* [Task]: Only the lines between the line holding "Output the Python" and the line holding "65, 70, 75]", both of those included, should be copied exactly; drop the pictures.

• • •

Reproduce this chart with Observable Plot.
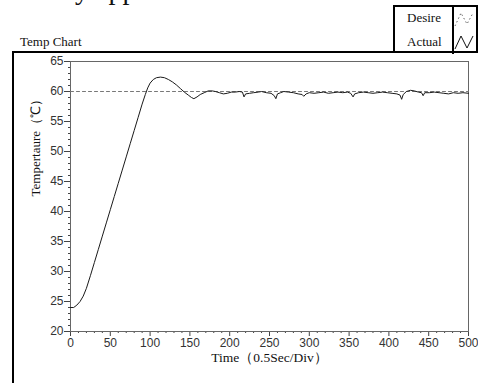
<!DOCTYPE html>
<html>
<head>
<meta charset="utf-8">
<script src="https://cdn.jsdelivr.net/npm/d3@7"></script>
<script src="https://cdn.jsdelivr.net/npm/@observablehq/plot@0.6"></script>
<style>
  html, body { margin: 0; padding: 0; background: #fff; overflow: hidden; }
  #page { position: relative; width: 478px; height: 383px; overflow: hidden; }
  .serif { font-family: "Liberation Serif", "Times New Roman", serif; color: #111; }
  #cut { position: absolute; left: 75px; top: -24px; font-size: 28px; line-height: 28px; white-space: pre; }
  #title { position: absolute; left: 20px; top: 34px; font-size: 13px; line-height: 16px; }
  #legend { position: absolute; left: 393px; top: 5px; width: 81px; height: 45px; border: 2px solid #000; border-bottom: none; }
  #legend .lab { position: absolute; left: 12px; font-size: 13px; line-height: 16px; }
  #legend .div { position: absolute; left: 57px; top: 0; width: 1.5px; height: 47px; background: #000; }
  #legend svg { position: absolute; left: 0; top: 0; }
  #chartbox { position: absolute; left: 12px; top: 51px; width: 466px; height: 332px; border-left: 2px solid #000; border-top: 2px solid #000; box-sizing: border-box; }
  #chart { position: absolute; left: 0; top: 52px; }
</style>
</head>
<body>
<div id="page">
  <div id="cut" class="serif">y app</div>
  <div id="title" class="serif">Temp Chart</div>
  <div id="legend">
    <div class="lab serif" style="top:3px">Desire</div>
    <div class="lab serif" style="top:27px">Actual</div>
    <div class="div"></div>
    <svg width="81" height="47">
      <polyline points="60,19 66,6 72,17 78,6" fill="none" stroke="#666" stroke-width="1" stroke-dasharray="1.5,2.5"/>
      <polyline points="60,42 66,29 72,41 78,29" fill="none" stroke="#111" stroke-width="1"/>
    </svg>
  </div>
  <div id="chartbox"></div>
  <div id="chart"></div>
</div>
<script>
// Tick values
const xTicks = [0, 50, 100, 150, 200, 250, 300, 350, 400, 450, 500];
const xMinorTicks = [10,20,30,40,60,70,80,90,110,120,130,140,160,170,180,190,210,220,230,240,260,270,280,290,310,320,330,340,360,370,380,390,410,420,430,440,460,470,480,490];
const yTicks = [20, 25, 30, 35, 40, 45, 50, 55, 60, 65];
const yMinorTicks = [21,22,23,24,26,27,28,29,31,32,33,34,36,37,38,39,41,42,43,44,46,47,48,49,51,52,53,54,56,57,58,59,61,62,63,64];

// Desire (set point)
const desireTime = [0, 500];
const desireTemp = [60, 60];

// Actual temperature
const actualTime = [0,4,8,12,16,20,25,30,35,40,45,50,55,60,65,70,75,80,85,90,94,97,100,104,108,113,118,123,128,133,138,143,148,152,155,159,163,168,173,178,182,187,192,197,202,207,212,216,218,220,225,230,236,240,246,252,256,258,260,264,268,274,280,286,291,293,296,300,306,312,318,324,330,336,342,348,352,355,357,362,368,374,380,386,392,398,404,410,414,416,418,422,427,432,437,441,443,445,451,457,463,469,475,481,487,493,500];
const actualTemp = [24.0,24.0,24.4,25.0,25.9,27.2,29.3,31.5,33.7,35.9,38.1,40.3,42.5,44.7,46.9,49.1,51.3,53.5,55.7,57.9,59.5,60.6,61.4,62.0,62.3,62.4,62.3,62.0,61.6,61.1,60.5,59.9,59.4,59.0,58.8,59.1,59.5,59.8,60.1,60.1,60.0,59.8,59.6,59.7,59.9,59.9,60.0,59.9,59.1,59.6,59.7,59.8,59.9,60.0,59.8,59.7,59.3,58.8,59.6,59.8,60.0,59.9,59.8,59.6,59.5,59.2,59.6,59.8,59.7,59.8,59.9,59.7,59.8,59.9,59.8,59.9,59.7,59.1,59.6,59.8,59.9,59.8,59.7,59.8,59.9,59.8,59.7,59.6,59.4,58.7,59.5,60.0,60.2,60.1,59.9,59.8,59.3,59.8,59.8,59.9,59.8,59.7,59.6,59.8,59.7,59.8,59.7];

const xLabel = "Time（0.5Sec/Div）";
const yLabel = "Tempertaure（℃）";

const desire = desireTime.map((t, i) => ({t, v: desireTemp[i]}));
const actual = actualTime.map((t, i) => ({t, v: actualTemp[i]}));

const serif = "'Liberation Serif', 'Times New Roman', serif";

const chart = Plot.plot({
  width: 478,
  height: 331,
  marginLeft: 70,
  marginRight: 10,
  marginTop: 9,
  marginBottom: 52,
  style: {fontFamily: "'Liberation Sans', Arial, sans-serif", fontSize: "12px", color: "#333", background: "transparent", overflow: "visible"},
  x: {domain: [0, 500], label: null},
  y: {domain: [20, 65], label: null},
  marks: [
    Plot.axisY({ticks: yMinorTicks, tickSize: 2, text: null, label: null, stroke: "#444"}),
    Plot.axisX({ticks: xMinorTicks, tickSize: 2, text: null, label: null, stroke: "#444"}),
    Plot.axisY({ticks: yTicks, tickSize: 6, tickPadding: 1, label: null, tickFormat: d => String(d), stroke: "#444"}),
    Plot.axisX({ticks: xTicks, tickSize: 5, tickPadding: 2, label: null, tickFormat: d => String(d), stroke: "#444"}),
    Plot.frame({stroke: "#666"}),
    Plot.line(desire, {x: "t", y: "v", stroke: "#777", strokeWidth: 1, strokeDasharray: "3,3"}),
    Plot.line(actual, {x: "t", y: "v", stroke: "#1a1a1a", strokeWidth: 1}),
    Plot.text([xLabel], {frameAnchor: "bottom", dy: 30, text: d => d, fontFamily: serif, fontSize: 13.5, fill: "#111"}),
    Plot.text([yLabel], {frameAnchor: "left", dx: -35, rotate: -90, text: d => d, fontFamily: serif, fontSize: 13, fill: "#111"})
  ]
});
document.getElementById("chart").appendChild(chart);
</script>
</body>
</html>
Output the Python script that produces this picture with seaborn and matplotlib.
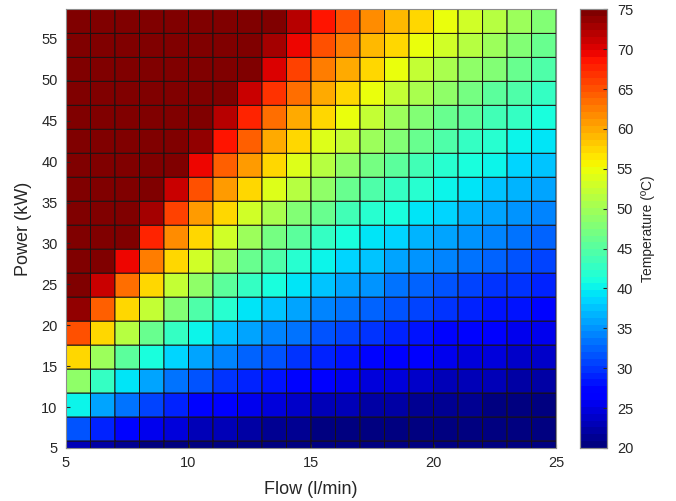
import numpy as np
import pandas as pd
import matplotlib
matplotlib.use("Agg")
import matplotlib.pyplot as plt
import seaborn as sns

# Lower-left vertex of each cell (MATLAB pcolor style)
flow = [5, 6, 7, 8, 9, 10, 11, 12, 13, 14, 15, 16, 17, 18, 19, 20, 21, 22, 23, 24]
flow_edges = [5, 6, 7, 8, 9, 10, 11, 12, 13, 14, 15, 16, 17, 18, 19, 20, 21, 22, 23, 24, 25]
power = [2.93, 5.86, 8.79, 11.72, 14.65, 17.58, 20.51, 23.44, 26.38, 29.31,
         32.24, 35.17, 38.10, 41.03, 43.96, 46.89, 49.82, 52.75, 55.68]
power_top = 58.61
xticks = [5, 10, 15, 20, 25]
yticks = [5, 10, 15, 20, 25, 30, 35, 40, 45, 50, 55]
cbar_ticks = [20, 25, 30, 35, 40, 45, 50, 55, 60, 65, 70, 75]

# Temperature (degC) read per cell, rows = power (bottom -> top), cols = flow
t_p01 = [23.4, 22.0, 21.0, 20.3, 20, 20, 20, 20, 20, 20, 20, 20, 20, 20, 20, 20, 20, 20, 20, 20]
t_p02 = [31.8, 29.0, 27.0, 25.5, 24.3, 23.4, 22.6, 22.0, 21.5, 21.0, 20.6, 20.3, 20, 20, 20, 20, 20, 20, 20, 20]
t_p03 = [40.2, 36.0, 33.0, 30.8, 29.0, 27.6, 26.5, 25.5, 24.7, 24.0, 23.4, 22.9, 22.4, 22.0, 21.6, 21.3, 21.0, 20.7, 20.5, 20.3]
t_p04 = [48.6, 43.0, 39.0, 36.0, 33.7, 31.8, 30.3, 29.0, 27.9, 27.0, 26.2, 25.5, 24.9, 24.3, 23.8, 23.4, 23.0, 22.6, 22.3, 22.0]
t_p05 = [57.0, 50.0, 45.0, 41.3, 38.3, 36.0, 34.1, 32.5, 31.2, 30.0, 29.0, 28.1, 27.4, 26.7, 26.1, 25.5, 25.0, 24.5, 24.1, 23.8]
t_p06 = [65.4, 57.0, 51.0, 46.5, 43.0, 40.2, 37.9, 36.0, 34.4, 33.0, 31.8, 30.8, 29.8, 29.0, 28.3, 27.6, 27.0, 26.5, 26.0, 25.5]
t_p07 = [73.8, 64.0, 57.0, 51.8, 47.7, 44.4, 41.7, 39.5, 37.6, 36.0, 34.6, 33.4, 32.3, 31.3, 30.5, 29.7, 29.0, 28.4, 27.8, 27.3]
t_p08 = [75, 71.0, 63.0, 57.0, 52.3, 48.6, 45.5, 43.0, 40.8, 39.0, 37.4, 36.0, 34.8, 33.7, 32.7, 31.8, 31.0, 30.3, 29.6, 29.0]
t_p09 = [75, 75, 69.0, 62.3, 57.0, 52.8, 49.4, 46.5, 44.1, 42.0, 40.2, 38.6, 37.2, 36.0, 34.9, 33.9, 33.0, 32.2, 31.4, 30.8]
t_p10 = [75, 75, 75, 67.5, 61.7, 57.0, 53.2, 50.0, 47.3, 45.0, 43.0, 41.3, 39.7, 38.3, 37.1, 36.0, 35.0, 34.1, 33.3, 32.5]
t_p11 = [75, 75, 75, 72.8, 66.3, 61.2, 57.0, 53.5, 50.5, 48.0, 45.8, 43.9, 42.2, 40.7, 39.3, 38.1, 37.0, 36.0, 35.1, 34.3]
t_p12 = [75, 75, 75, 75, 71.0, 65.4, 60.8, 57.0, 53.8, 51.0, 48.6, 46.5, 44.6, 43.0, 41.5, 40.2, 39.0, 37.9, 36.9, 36.0]
t_p13 = [75, 75, 75, 75, 75, 69.6, 64.6, 60.5, 57.0, 54.0, 51.4, 49.1, 47.1, 45.3, 43.7, 42.3, 41.0, 39.8, 38.7, 37.8]
t_p14 = [75, 75, 75, 75, 75, 73.8, 68.5, 64.0, 60.2, 57.0, 54.2, 51.8, 49.6, 47.7, 45.9, 44.4, 43.0, 41.7, 40.6, 39.5]
t_p15 = [75, 75, 75, 75, 75, 75, 72.3, 67.5, 63.5, 60.0, 57.0, 54.4, 52.1, 50.0, 48.2, 46.5, 45.0, 43.6, 42.4, 41.3]
t_p16 = [75, 75, 75, 75, 75, 75, 75, 71.0, 66.7, 63.0, 59.8, 57.0, 54.5, 52.3, 50.4, 48.6, 47.0, 45.5, 44.2, 43.0]
t_p17 = [75, 75, 75, 75, 75, 75, 75, 74.5, 69.9, 66.0, 62.6, 59.6, 57.0, 54.7, 52.6, 50.7, 49.0, 47.5, 46.0, 44.8]
t_p18 = [75, 75, 75, 75, 75, 75, 75, 75, 73.2, 69.0, 65.4, 62.3, 59.5, 57.0, 54.8, 52.8, 51.0, 49.4, 47.9, 46.5]
t_p19 = [75, 75, 75, 75, 75, 75, 75, 75, 75, 72.0, 68.2, 64.9, 61.9, 59.3, 57.0, 54.9, 53.0, 51.3, 49.7, 48.3]

rows = [t_p01, t_p02, t_p03, t_p04, t_p05, t_p06, t_p07, t_p08, t_p09, t_p10,
        t_p11, t_p12, t_p13, t_p14, t_p15, t_p16, t_p17, t_p18, t_p19]
df = pd.DataFrame(rows, index=power, columns=flow)

TXT = "#262626"
plt.rcParams["font.family"] = ["Liberation Sans", "DejaVu Sans"]

fig = plt.figure(figsize=(6.76, 5.01), dpi=100)
ax = fig.add_axes([0.0976, 0.1058, 0.7250, 0.8756])
cax = fig.add_axes([0.858, 0.1058, 0.040, 0.8756])

cmap = matplotlib.colormaps["jet"].resampled(64)
sns.heatmap(df, ax=ax, cbar_ax=cax, cmap=cmap, vmin=20, vmax=75,
            linewidths=0.7, linecolor="#1a1212", square=False,
            xticklabels=False, yticklabels=False, antialiased=True, snap=False)

# map real coordinates to heatmap cell coordinates
step = power[1] - power[0]
def ypos(p):
    return (p - power[0]) / step
def xpos(f):
    return f - flow_edges[0]

ax.set_xlim(xpos(flow_edges[0]), xpos(flow_edges[-1]))
ax.set_ylim(ypos(5), ypos(power_top))
ax.set_xticks([xpos(v) for v in xticks])
ax.set_xticklabels([str(v) for v in xticks])
ax.set_yticks([ypos(v) for v in yticks])
ax.set_yticklabels([str(v) for v in yticks], rotation=0)
ax.tick_params(axis="both", direction="in", length=3, labelsize=10.5,
               colors=TXT, labelcolor=TXT, pad=6)
ax.set_xlabel("Flow (l/min)", fontsize=13, color=TXT, labelpad=8)
ax.set_ylabel("Power (kW)", fontsize=13, color=TXT, labelpad=7)
for s in ax.spines.values():
    s.set_visible(True)
    s.set_color("#8c8c8c")
    s.set_linewidth(0.8)

cax.set_yticks(cbar_ticks)
cax.set_yticklabels([str(v) for v in cbar_ticks])
cax.tick_params(axis="y", direction="in", length=3, labelsize=10.5,
                colors=TXT, labelcolor=TXT, pad=7)
cax.set_ylabel("Temperature (ºC)", fontsize=10, color=TXT, labelpad=6)
for s in cax.spines.values():
    s.set_visible(True)
    s.set_color("#8c8c8c")
    s.set_linewidth(0.8)

fig.savefig("out.png", dpi=100)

• • •

* [Result for this exercise]:
Output the Python script that produces this picture with seaborn and matplotlib.
import numpy as np
import pandas as pd
import matplotlib
matplotlib.use("Agg")
import matplotlib.pyplot as plt
import seaborn as sns

# Lower-left vertex of each cell (MATLAB pcolor style)
flow = [5, 6, 7, 8, 9, 10, 11, 12, 13, 14, 15, 16, 17, 18, 19, 20, 21, 22, 23, 24]
flow_edges = [5, 6, 7, 8, 9, 10, 11, 12, 13, 14, 15, 16, 17, 18, 19, 20, 21, 22, 23, 24, 25]
power = [2.93, 5.86, 8.79, 11.72, 14.65, 17.58, 20.51, 23.44, 26.38, 29.31,
         32.24, 35.17, 38.10, 41.03, 43.96, 46.89, 49.82, 52.75, 55.68]
power_top = 58.61
xticks = [5, 10, 15, 20, 25]
yticks = [5, 10, 15, 20, 25, 30, 35, 40, 45, 50, 55]
cbar_ticks = [20, 25, 30, 35, 40, 45, 50, 55, 60, 65, 70, 75]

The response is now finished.